_Challenge_.
Transcribe the material verbatim in full; the pictures do not belong in the copy.
::::::::
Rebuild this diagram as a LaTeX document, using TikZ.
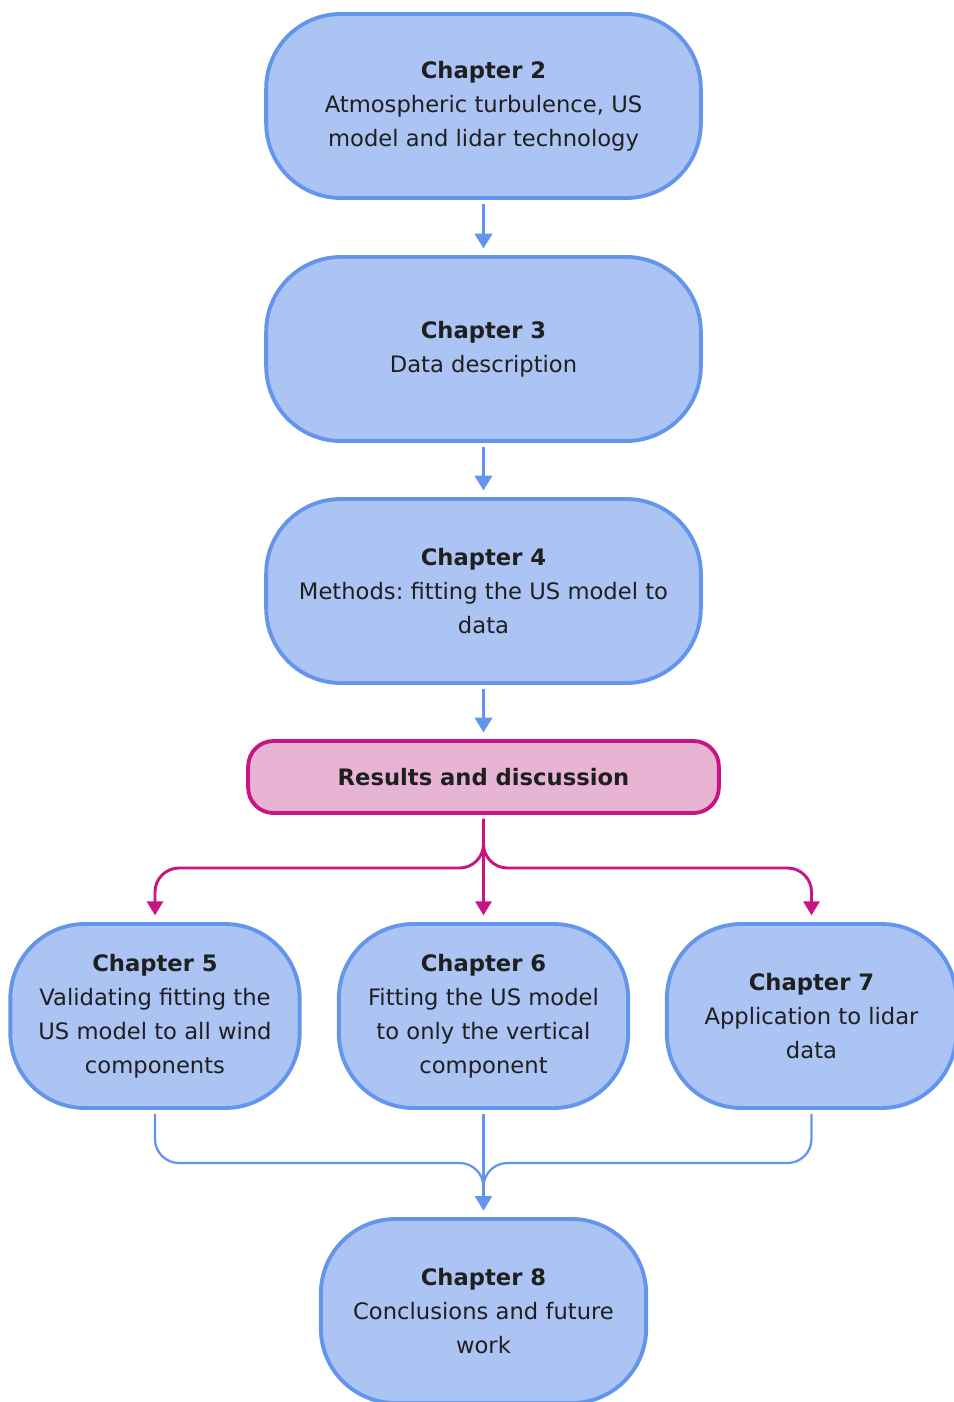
\documentclass[tikz,border=0pt]{standalone}
\usepackage{fontspec}
\setmainfont{DejaVu Sans}
\usetikzlibrary{arrows.meta}
\definecolor{bfill}{HTML}{ABC4F3}
\definecolor{bline}{HTML}{6495ED}
\definecolor{pfill}{HTML}{E8B4D4}
\definecolor{pline}{HTML}{C71585}
\definecolor{txt}{HTML}{1F1F1F}
\frenchspacing
\begin{document}
\begin{tikzpicture}[x=0.75pt,y=-0.75pt,
  chap/.style={draw=bline, fill=bfill, line width=2.9pt, rounded corners=56pt,
    minimum height=138pt, align=center, text=txt, inner sep=0pt,
    font=\fontsize{17}{25.5}\selectfont},
  wide/.style={chap, minimum width=326pt},
  small/.style={chap, minimum width=217pt},
  resbox/.style={draw=pline, fill=pfill, line width=2.9pt, rounded corners=19pt,
    minimum width=353pt, minimum height=54pt, text=txt, inner sep=0pt,
    font=\fontsize{17}{25.5}\selectfont\bfseries},
  barrow/.style={draw=bline, line width=2.2pt, -{Triangle[length=11pt,width=13pt]},
    shorten <=3pt, shorten >=5pt},
  parrow/.style={draw=pline, line width=2.2pt, -{Triangle[length=10.5pt,width=12pt]},
    shorten <=3pt, shorten >=5pt, rounded corners=18pt},
  bjoin/.style={draw=bline, line width=1.7pt, -{Triangle[length=10.5pt,width=12pt]},
    shorten <=3pt, shorten >=5pt, rounded corners=18pt}
]
\useasboundingbox (0,0) rectangle (953,1402);

\node[wide] (c2) at (483.5,106) {\textbf{Chapter 2}\\Atmospheric turbulence, US\\model and lidar technology};
\node[wide] (c3) at (483.5,349) {\textbf{Chapter 3}\\Data description};
\node[wide] (c4) at (483.5,591) {\textbf{Chapter 4}\\Methods: fitting the US model to\\data};
\node[resbox] (res) at (483.5,777) {Results and discussion};
\node[small] (c5) at (155,1016) {\textbf{Chapter 5}\\Validating fitting the\\US model to all wind\\components};
\node[small] (c6) at (483.5,1016) {\textbf{Chapter 6}\\Fitting the US model\\to only the vertical\\component};
\node[small] (c7) at (811.5,1016) {\textbf{Chapter 7}\\Application to lidar\\data};
\node[chap, minimum width=244pt] (c8) at (483.5,1311) {\textbf{Chapter 8}\\Conclusions and future\\work};

\draw[barrow] (c2.south) -- (c3.north);
\draw[barrow] (c3.south) -- (c4.north);
\draw[barrow] (c4.south) -- (res.north);

\coordinate (split) at (483.5,868);
\draw[parrow] (res.south) -- (split) -| (c5.north);
\draw[parrow] (res.south) -- (c6.north);
\draw[parrow] (res.south) -- (split) -| (c7.north);

\coordinate (join) at (483.5,1163);
\draw[bjoin] (c5.south) |- (join) -- (c8.north);
\draw[bjoin] (c6.south) -- (c8.north);
\draw[bjoin] (c7.south) |- (join) -- (c8.north);
\end{tikzpicture}
\end{document}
::::::::
_Response to the task_.
Rebuild this diagram as a LaTeX document, using TikZ.
\documentclass[tikz,border=0pt]{standalone}
\usepackage{fontspec}
\setmainfont{DejaVu Sans}
\usetikzlibrary{arrows.meta}
\definecolor{bfill}{HTML}{ABC4F3}
\definecolor{bline}{HTML}{6495ED}
\definecolor{pfill}{HTML}{E8B4D4}
\definecolor{pline}{HTML}{C71585}
\definecolor{txt}{HTML}{1F1F1F}
\frenchspacing
\begin{document}
\begin{tikzpicture}[x=0.75pt,y=-0.75pt,
  chap/.style={draw=bline, fill=bfill, line width=2.9pt, rounded corners=56pt,
    minimum height=138pt, align=center, text=txt, inner sep=0pt,
    font=\fontsize{17}{25.5}\selectfont},
  wide/.style={chap, minimum width=326pt},
  small/.style={chap, minimum width=217pt},
  resbox/.style={draw=pline, fill=pfill, line width=2.9pt, rounded corners=19pt,
    minimum width=353pt, minimum height=54pt, text=txt, inner sep=0pt,
    font=\fontsize{17}{25.5}\selectfont\bfseries},
  barrow/.style={draw=bline, line width=2.2pt, -{Triangle[length=11pt,width=13pt]},
    shorten <=3pt, shorten >=5pt},
  parrow/.style={draw=pline, line width=2.2pt, -{Triangle[length=10.5pt,width=12pt]},
    shorten <=3pt, shorten >=5pt, rounded corners=18pt},
  bjoin/.style={draw=bline, line width=1.7pt, -{Triangle[length=10.5pt,width=12pt]},
    shorten <=3pt, shorten >=5pt, rounded corners=18pt}
]
\useasboundingbox (0,0) rectangle (953,1402);

\node[wide] (c2) at (483.5,106) {\textbf{Chapter 2}\\Atmospheric turbulence, US\\model and lidar technology};
\node[wide] (c3) at (483.5,349) {\textbf{Chapter 3}\\Data description};
\node[wide] (c4) at (483.5,591) {\textbf{Chapter 4}\\Methods: fitting the US model to\\data};
\node[resbox] (res) at (483.5,777) {Results and discussion};
\node[small] (c5) at (155,1016) {\textbf{Chapter 5}\\Validating fitting the\\US model to all wind\\components};
\node[small] (c6) at (483.5,1016) {\textbf{Chapter 6}\\Fitting the US model\\to only the vertical\\component};
\node[small] (c7) at (811.5,1016) {\textbf{Chapter 7}\\Application to lidar\\data};
\node[chap, minimum width=244pt] (c8) at (483.5,1311) {\textbf{Chapter 8}\\Conclusions and future\\work};

\draw[barrow] (c2.south) -- (c3.north);
\draw[barrow] (c3.south) -- (c4.north);
\draw[barrow] (c4.south) -- (res.north);

\coordinate (split) at (483.5,868);
\draw[parrow] (res.south) -- (split) -| (c5.north);
\draw[parrow] (res.south) -- (c6.north);
\draw[parrow] (res.south) -- (split) -| (c7.north);

\coordinate (join) at (483.5,1163);
\draw[bjoin] (c5.south) |- (join) -- (c8.north);
\draw[bjoin] (c6.south) -- (c8.north);
\draw[bjoin] (c7.south) |- (join) -- (c8.north);
\end{tikzpicture}
\end{document}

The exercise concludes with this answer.